S’exprimant en grec, le commissaire européen Dimitris Avramopoulos a souligné, comme Jean Asselborn, que le système de relocalisation fonctionnera seulement quand les hotspots seront opérationnels.

La décision sur le pays de destination d’un demandeur d’asile relocalisé sera pris par le hotspot

Il a insisté sur le fait que ni les Etats membres ni les réfugiés pourraient choisir leur pays d’accueil, mais que cette décision sera prise uniquement par le hotspot en tant qu’organe d’évaluation et de distribution où le demandeur d’asile sera enregistré. "On a adopté des règles très claires et justes pour offrir une protection internationale, tout en respectant la politique en matière de migration de l’UE", a-t-il indiqué. Selon lui, les réfugiés doivent être conscients du fait que l’Europe est "accueillante dans son ensemble" et que "tous les pays participent" à l’effort de la relocalisation, suite au vote à la majorité qualifiée.
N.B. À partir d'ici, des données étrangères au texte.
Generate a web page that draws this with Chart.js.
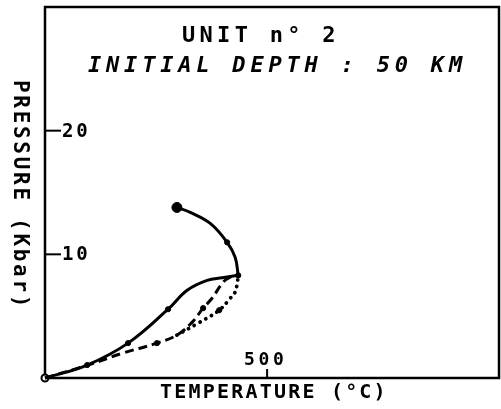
<!DOCTYPE html>
<html>
<head>
<meta charset="utf-8">
<script src="https://cdn.jsdelivr.net/npm/chart.js@4/dist/chart.umd.min.js"></script>
<style>
    html, body { margin: 0; padding: 0; background: #fff; overflow: hidden; }
    #wrap { width: 501px; height: 409px; position: relative; }
</style>
</head>
<body>
<div id="wrap"><canvas id="ptChart"></canvas></div>
<script>
// P-T path, unit 2 (temperature in °C, pressure in kbar)
// prograde branch up to the thermal peak
const tempPrograde = [0, 95, 187, 277, 320, 365, 399, 435];
const presPrograde = [0, 1.05, 2.82, 5.56, 7.1, 7.9, 8.1, 8.3];
// branch from the peak back to the final point
const tempRetro = [435, 428, 410, 372, 327, 297];
const presRetro = [8.3, 9.76, 10.97, 12.5, 13.39, 13.79];
// dashed path
const tempDashed = [0, 97, 176, 252, 297, 331, 356, 376, 401, 417, 435];
const presDashed = [0, 1.05, 2.02, 2.82, 3.47, 4.5, 5.65, 6.45, 7.74, 8.15, 8.3];
// dotted path
const tempDotted = [297, 345, 392, 417, 428, 432, 435];
const presDotted = [3.47, 4.44, 5.48, 6.45, 6.94, 7.5, 8.3];
// time steps marked along the paths
const tempSteps = [95, 187, 277, 435, 410, 252, 356, 392];
const presSteps = [1.05, 2.82, 5.56, 8.3, 10.97, 2.82, 5.65, 5.48];
const tempStart = [0];
const presStart = [0];
const tempEnd = [297];
const presEnd = [13.79];

const yTicks = [10, 20];
const xTicks = [500];

const zip = (xs, ys) => xs.map((x, i) => ({ x: x, y: ys[i] }));

const MONO = '"DejaVu Sans Mono", "Liberation Mono", monospace';

// plotter style frame, ticks and lettering
const plotterDecor = {
    id: 'plotterDecor',
    beforeDatasetsDraw(chart) {
        const ctx = chart.ctx;
        const a = chart.chartArea;
        const xs = chart.scales.x;
        const ys = chart.scales.y;
        ctx.save();
        ctx.strokeStyle = '#000';
        ctx.lineWidth = 2.5;
        ctx.strokeRect(a.left, a.top, a.right - a.left, a.bottom - a.top);

        // inside tick marks
        ctx.lineWidth = 2;
        yTicks.forEach(v => {
            const py = ys.getPixelForValue(v);
            ctx.beginPath();
            ctx.moveTo(a.left, py);
            ctx.lineTo(a.left + 16, py);
            ctx.stroke();
        });
        xTicks.forEach(v => {
            const px = xs.getPixelForValue(v);
            ctx.beginPath();
            ctx.moveTo(px, a.bottom);
            ctx.lineTo(px, a.bottom - 9);
            ctx.stroke();
        });
        ctx.restore();
    },
    afterDraw(chart) {
        const ctx = chart.ctx;
        const a = chart.chartArea;
        const xs = chart.scales.x;
        const ys = chart.scales.y;
        ctx.save();
        ctx.fillStyle = '#000';
        ctx.textAlign = 'left';
        ctx.textBaseline = 'alphabetic';

        // title lines
        ctx.font = 'bold 22px ' + MONO;
        ctx.letterSpacing = '4.3px';
        ctx.fillText('UNIT n° 2', a.left + 137, a.top + 35);
        ctx.font = 'oblique bold 22px ' + MONO;
        ctx.letterSpacing = '4.8px';
        ctx.fillText('INITIAL DEPTH : 50 KM', a.left + 43, a.top + 65);

        // y tick labels
        ctx.font = 'bold 19px ' + MONO;
        ctx.letterSpacing = '2.8px';
        ctx.textBaseline = 'middle';
        yTicks.forEach(v => {
            ctx.fillText(String(v), a.left + 17, ys.getPixelForValue(v) + 1);
        });

        // x tick labels
        ctx.font = 'bold 18px ' + MONO;
        ctx.letterSpacing = '3.6px';
        ctx.textBaseline = 'alphabetic';
        xTicks.forEach(v => {
            ctx.fillText(String(v), xs.getPixelForValue(v) - 23, a.bottom - 13);
        });

        // x axis title
        ctx.font = 'bold 20px ' + MONO;
        ctx.letterSpacing = '2.2px';
        ctx.fillText('TEMPERATURE (°C)', 160, a.bottom + 20);

        // y axis title, read top to bottom
        ctx.font = 'bold 21px ' + MONO;
        ctx.letterSpacing = '2.7px';
        ctx.translate(14, 80);
        ctx.rotate(Math.PI / 2);
        ctx.fillText('PRESSURE (Kbar)', 0, 0);
        ctx.restore();
    }
};

const lineBase = {
    showLine: true,
    borderColor: '#000',
    borderWidth: 3,
    pointRadius: 0,
    tension: 0.4,
    fill: false,
    clip: false
};

new Chart(document.getElementById('ptChart').getContext('2d'), {
    type: 'scatter',
    data: {
        datasets: [
            Object.assign({}, lineBase, { label: 'prograde', data: zip(tempPrograde, presPrograde) }),
            Object.assign({}, lineBase, { label: 'retrograde', data: zip(tempRetro, presRetro) }),
            Object.assign({}, lineBase, {
                label: 'dashed', data: zip(tempDashed, presDashed),
                borderDash: [9, 5]
            }),
            Object.assign({}, lineBase, {
                label: 'dotted', data: zip(tempDotted, presDotted),
                borderDash: [0.1, 6.5], borderCapStyle: 'round', borderWidth: 3.8
            }),
            {
                label: 'steps', data: zip(tempSteps, presSteps), showLine: false,
                pointRadius: 2.6, backgroundColor: '#000', borderColor: '#000', clip: false
            },
            {
                label: 'start', data: zip(tempStart, presStart), showLine: false,
                pointRadius: 3.5, borderWidth: 2, backgroundColor: '#fff', borderColor: '#000', clip: false
            },
            {
                label: 'end', data: zip(tempEnd, presEnd), showLine: false,
                pointRadius: 5, backgroundColor: '#000', borderColor: '#000', clip: false
            }
        ]
    },
    options: {
        responsive: true,
        maintainAspectRatio: false,
        animation: false,
        layout: { autoPadding: false, padding: { left: 45, top: 7, right: 2, bottom: 31 } },
        plugins: {
            legend: { display: false },
            tooltip: { enabled: false }
        },
        scales: {
            x: { type: 'linear', min: 0, max: 1022, display: false },
            y: { type: 'linear', min: 0, max: 30, display: false }
        }
    },
    plugins: [plotterDecor]
});
</script>
</body>
</html>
Le commissaire a encore souligné qu’il s’agit d’une problématique "européenne" et que "la Grèce n’est pas abandonnée à son sort". Il a estimé que cette crise aurait pu être évitée si les hotspots avaient été créés plus tôt, mais que "nous avançons aujourd’hui à un rythme rapide". Le commissaire a souligné que ces centres d’accueil et d’enregistrement "ne sont ni des lieux de détention ni d’accueil uniquement", mais qu’il s’agit d’un "service mixte" et que les différentes agences sur place (Frontex, EASO, Europol et Eurojust) veilleront à "protéger pleinement les droits fondamentaux des demandeurs d’asile" en coopération avec les autorités nationales. Dimitris Avramopoulos a encore affirmé que cette crise "met à l’épreuve les institutions, la cohésion européenne ainsi que la solidarité". Il a encore rappelé que 80 % des migrants qui arrivent en Grèce sont des réfugiés ayant droit à la protection internationale.

Yannis Mouzalas a souligné l’engagement de la Grèce à respecter ses obligations, tout en annonçant que tous les cinq hotspots dans le pays seront opérationnels "dans un mois". Il a indiqué avoir demandé à la Commission européenne d’apporter "plus rapidement des solutions, notamment sur le plan financier" et d’accélérer les procédures bureaucratiques. Le ministre a appelé à s’attaquer à la question des réfugiés afghans, qui sont selon lui reconnus comme demandeurs d’asile à un taux de 70 % dans l’Union européenne, ce qui reste en dessous du taux de 75 % requis pour être admis dans le mécanisme de relocalisation. Il a ajouté que le gouvernement grec "apportera son soutien" aux demandes de la Commission, mais il a insisté sur l’importance du mécanisme de réinstallation de réfugiés depuis des pays tiers, sur laquelle le Conseil JAI s’était accordé en juillet 2015, afin d’éviter que "ces gens se noient".